BEGIN Entries
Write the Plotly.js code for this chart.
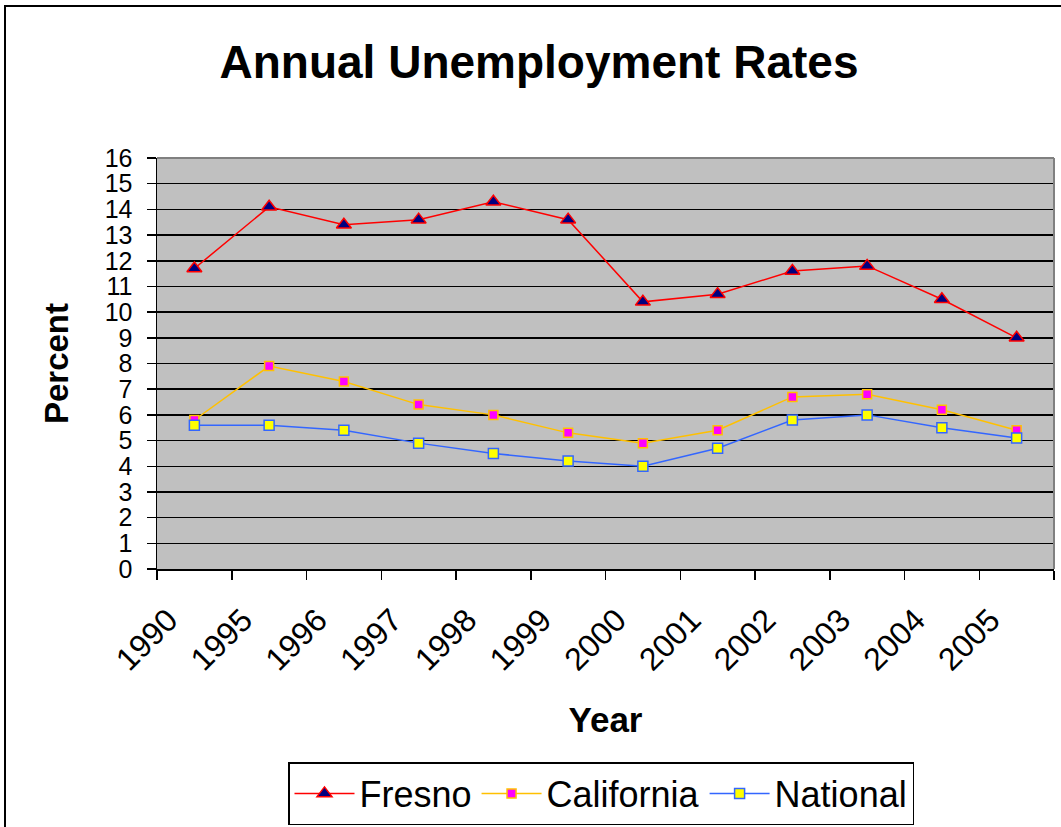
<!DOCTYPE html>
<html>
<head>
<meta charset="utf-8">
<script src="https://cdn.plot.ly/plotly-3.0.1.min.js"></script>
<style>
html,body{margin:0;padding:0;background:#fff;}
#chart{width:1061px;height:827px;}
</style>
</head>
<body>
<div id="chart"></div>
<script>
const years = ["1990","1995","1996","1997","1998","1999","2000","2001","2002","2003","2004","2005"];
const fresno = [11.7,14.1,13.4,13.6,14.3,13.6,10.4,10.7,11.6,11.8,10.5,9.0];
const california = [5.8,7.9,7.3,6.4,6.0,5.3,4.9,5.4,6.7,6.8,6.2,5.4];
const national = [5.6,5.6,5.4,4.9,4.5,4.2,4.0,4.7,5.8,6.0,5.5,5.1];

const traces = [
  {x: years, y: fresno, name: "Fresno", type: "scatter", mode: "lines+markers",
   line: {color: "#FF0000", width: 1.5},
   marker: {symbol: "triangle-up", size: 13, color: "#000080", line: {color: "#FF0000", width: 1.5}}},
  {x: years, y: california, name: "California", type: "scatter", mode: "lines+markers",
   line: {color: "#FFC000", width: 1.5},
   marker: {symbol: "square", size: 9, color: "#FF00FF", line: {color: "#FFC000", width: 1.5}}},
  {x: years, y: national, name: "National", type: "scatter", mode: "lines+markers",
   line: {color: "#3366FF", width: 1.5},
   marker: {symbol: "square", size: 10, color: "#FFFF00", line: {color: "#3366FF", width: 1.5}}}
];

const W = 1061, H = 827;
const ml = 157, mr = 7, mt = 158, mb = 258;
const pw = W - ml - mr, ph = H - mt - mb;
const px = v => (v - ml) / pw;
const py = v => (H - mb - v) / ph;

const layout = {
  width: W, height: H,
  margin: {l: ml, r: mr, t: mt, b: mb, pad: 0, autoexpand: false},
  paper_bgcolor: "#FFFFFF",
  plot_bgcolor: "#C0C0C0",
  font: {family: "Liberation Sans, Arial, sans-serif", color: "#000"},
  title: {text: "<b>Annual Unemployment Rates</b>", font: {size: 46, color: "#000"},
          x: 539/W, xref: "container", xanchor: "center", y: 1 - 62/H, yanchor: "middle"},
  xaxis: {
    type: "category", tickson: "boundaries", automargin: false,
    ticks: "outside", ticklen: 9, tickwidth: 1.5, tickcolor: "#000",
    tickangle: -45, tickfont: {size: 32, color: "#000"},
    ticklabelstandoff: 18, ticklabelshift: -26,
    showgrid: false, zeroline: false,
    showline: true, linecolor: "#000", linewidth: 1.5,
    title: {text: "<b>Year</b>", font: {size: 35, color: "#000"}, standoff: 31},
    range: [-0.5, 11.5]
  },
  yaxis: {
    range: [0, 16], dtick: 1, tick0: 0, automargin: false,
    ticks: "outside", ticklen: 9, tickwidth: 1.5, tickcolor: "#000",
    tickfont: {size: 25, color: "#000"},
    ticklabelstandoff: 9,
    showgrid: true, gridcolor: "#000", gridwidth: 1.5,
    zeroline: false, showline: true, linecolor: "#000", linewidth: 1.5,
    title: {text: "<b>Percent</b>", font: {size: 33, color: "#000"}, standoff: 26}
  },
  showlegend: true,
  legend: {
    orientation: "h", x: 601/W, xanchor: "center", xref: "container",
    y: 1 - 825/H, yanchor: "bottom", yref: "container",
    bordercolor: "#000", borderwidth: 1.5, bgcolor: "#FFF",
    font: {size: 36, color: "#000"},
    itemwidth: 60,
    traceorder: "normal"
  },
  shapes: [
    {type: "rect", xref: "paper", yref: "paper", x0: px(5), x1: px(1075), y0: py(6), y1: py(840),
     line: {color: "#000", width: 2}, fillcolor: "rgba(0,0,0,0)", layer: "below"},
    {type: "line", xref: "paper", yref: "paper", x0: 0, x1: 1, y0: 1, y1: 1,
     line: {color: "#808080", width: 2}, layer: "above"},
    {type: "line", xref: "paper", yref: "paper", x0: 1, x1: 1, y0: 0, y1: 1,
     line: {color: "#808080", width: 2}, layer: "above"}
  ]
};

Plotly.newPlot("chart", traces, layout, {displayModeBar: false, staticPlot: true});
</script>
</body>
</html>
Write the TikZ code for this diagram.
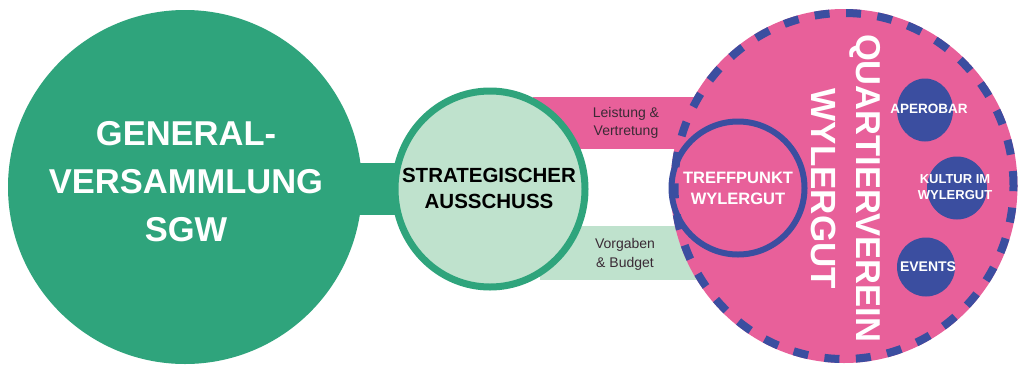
END Entries
* Directions *
Repeat the listing in full and exactly. Leave any pictures out.

* Result of the task *
Write the Plotly.js code for this chart.
<!DOCTYPE html>
<html>
<head>
<meta charset="utf-8">
<script src="https://cdn.plot.ly/plotly-3.0.1.min.js"></script>
<style>
html,body{margin:0;padding:0;background:#fff;}
#chart{width:1061px;height:827px;}
</style>
</head>
<body>
<div id="chart"></div>
<script>
const years = ["1990","1995","1996","1997","1998","1999","2000","2001","2002","2003","2004","2005"];
const fresno = [11.7,14.1,13.4,13.6,14.3,13.6,10.4,10.7,11.6,11.8,10.5,9.0];
const california = [5.8,7.9,7.3,6.4,6.0,5.3,4.9,5.4,6.7,6.8,6.2,5.4];
const national = [5.6,5.6,5.4,4.9,4.5,4.2,4.0,4.7,5.8,6.0,5.5,5.1];

const traces = [
  {x: years, y: fresno, name: "Fresno", type: "scatter", mode: "lines+markers",
   line: {color: "#FF0000", width: 1.5},
   marker: {symbol: "triangle-up", size: 13, color: "#000080", line: {color: "#FF0000", width: 1.5}}},
  {x: years, y: california, name: "California", type: "scatter", mode: "lines+markers",
   line: {color: "#FFC000", width: 1.5},
   marker: {symbol: "square", size: 9, color: "#FF00FF", line: {color: "#FFC000", width: 1.5}}},
  {x: years, y: national, name: "National", type: "scatter", mode: "lines+markers",
   line: {color: "#3366FF", width: 1.5},
   marker: {symbol: "square", size: 10, color: "#FFFF00", line: {color: "#3366FF", width: 1.5}}}
];

const W = 1061, H = 827;
const ml = 157, mr = 7, mt = 158, mb = 258;
const pw = W - ml - mr, ph = H - mt - mb;
const px = v => (v - ml) / pw;
const py = v => (H - mb - v) / ph;

const layout = {
  width: W, height: H,
  margin: {l: ml, r: mr, t: mt, b: mb, pad: 0, autoexpand: false},
  paper_bgcolor: "#FFFFFF",
  plot_bgcolor: "#C0C0C0",
  font: {family: "Liberation Sans, Arial, sans-serif", color: "#000"},
  title: {text: "<b>Annual Unemployment Rates</b>", font: {size: 46, color: "#000"},
          x: 539/W, xref: "container", xanchor: "center", y: 1 - 62/H, yanchor: "middle"},
  xaxis: {
    type: "category", tickson: "boundaries", automargin: false,
    ticks: "outside", ticklen: 9, tickwidth: 1.5, tickcolor: "#000",
    tickangle: -45, tickfont: {size: 32, color: "#000"},
    ticklabelstandoff: 18, ticklabelshift: -26,
    showgrid: false, zeroline: false,
    showline: true, linecolor: "#000", linewidth: 1.5,
    title: {text: "<b>Year</b>", font: {size: 35, color: "#000"}, standoff: 31},
    range: [-0.5, 11.5]
  },
  yaxis: {
    range: [0, 16], dtick: 1, tick0: 0, automargin: false,
    ticks: "outside", ticklen: 9, tickwidth: 1.5, tickcolor: "#000",
    tickfont: {size: 25, color: "#000"},
    ticklabelstandoff: 9,
    showgrid: true, gridcolor: "#000", gridwidth: 1.5,
    zeroline: false, showline: true, linecolor: "#000", linewidth: 1.5,
    title: {text: "<b>Percent</b>", font: {size: 33, color: "#000"}, standoff: 26}
  },
  showlegend: true,
  legend: {
    orientation: "h", x: 601/W, xanchor: "center", xref: "container",
    y: 1 - 825/H, yanchor: "bottom", yref: "container",
    bordercolor: "#000", borderwidth: 1.5, bgcolor: "#FFF",
    font: {size: 36, color: "#000"},
    itemwidth: 60,
    traceorder: "normal"
  },
  shapes: [
    {type: "rect", xref: "paper", yref: "paper", x0: px(5), x1: px(1075), y0: py(6), y1: py(840),
     line: {color: "#000", width: 2}, fillcolor: "rgba(0,0,0,0)", layer: "below"},
    {type: "line", xref: "paper", yref: "paper", x0: 0, x1: 1, y0: 1, y1: 1,
     line: {color: "#808080", width: 2}, layer: "above"},
    {type: "line", xref: "paper", yref: "paper", x0: 1, x1: 1, y0: 0, y1: 1,
     line: {color: "#808080", width: 2}, layer: "above"}
  ]
};

Plotly.newPlot("chart", traces, layout, {displayModeBar: false, staticPlot: true});
</script>
</body>
</html>
Write the TikZ code for this diagram.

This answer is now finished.